Perceptron Learning Theory
The main reason perceptron was formulated was to facilitate artificial intelligence. So how can we achieve learning using a perceptron? We need to train them so they can do things that are useful. To do this, we must allow the neuron to learn from its mistakes. Hence supervised learning is used to achieve our goal. We take the following approach:
- Set the weight and thresholds of the neuron to random values.
- Present an input.
- Calculate the output of the neuron.
- Alter the weights to reinforce correct decisions and discourage wrong decisions, hence reducing the error. This is the supervised part. I have discussed more about this here.
- Now present the next input and repeat steps 3 and 4.
By the end of many iterations, the perceptron would have learnt what’s right and what’s wrong. As we feed more data, the accuracy keeps increasing.
Single layer perceptron
The simplest kind of neural network is a single-layer perceptron network. It consists of a single layer of output nodes. The inputs are fed directly to the outputs through a series of weights. In this way, it can be considered the simplest kind of feed-forward network. The sum of the products of the weights and the inputs is calculated in each node. If the value is above some threshold, the neuron fires and takes the activated value. Otherwise it takes the deactivated value. Single-unit perceptrons are only capable of learning linearly separable patterns. I have discussed more about linear separability here.
Multi layer perceptron
A single layer perceptron is a very simple model. In real world, things are much more complex. To get closer to what’s actually happening in the brain, we need to extend the single layer perceptron. Hence people came up with multi layer perceptron.

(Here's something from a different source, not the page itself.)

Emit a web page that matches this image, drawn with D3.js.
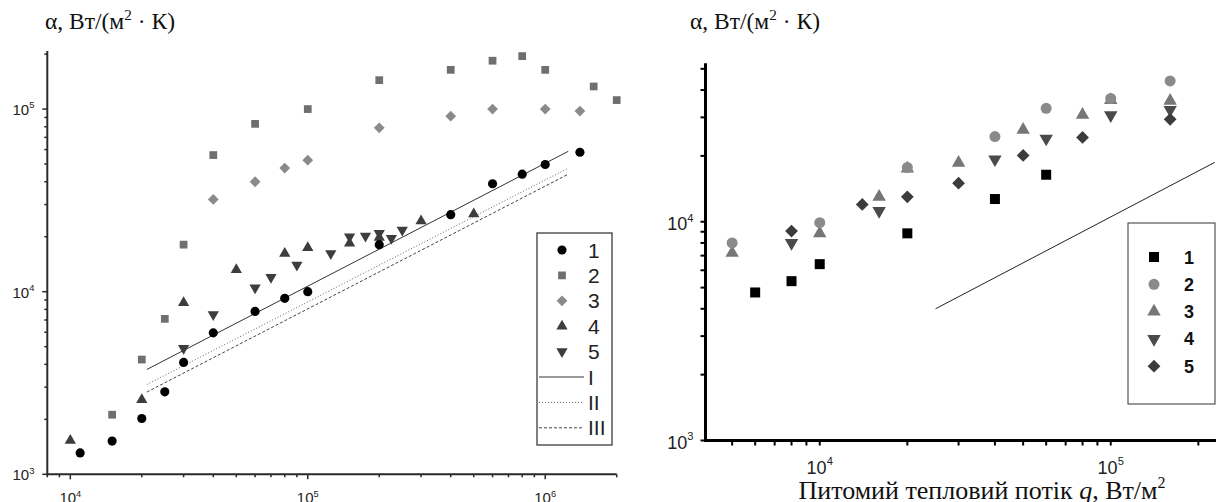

A multi layer perceptron is an interconnected network of perceptrons designed to learn and make intelligent decisions automatically. For multilayer perceptrons we use again use a supervised learning rule known as the “back-propagation rule”. This class of networks consists of multiple layers of computational units, usually interconnected in a feed-forward way. Each neuron in one layer has directed connections to the neurons of the subsequent layer.
When we show an input pattern to an untrained network, it produces a random output. Now how will it know how to modify itself to produce the correct outputs? We need to define an error function which represents the difference between the output produced by the network and the output we desire. This error function must be continually reduced so our output reaches that of the desired output.
To achieve this we adjust the weights on the links between layers. This is done by calculating the error for a particular input and back-propagating it through to the previous layer. Thus each unit in the network has its weights adjusted so that it reduces the value of the error function and the network learns.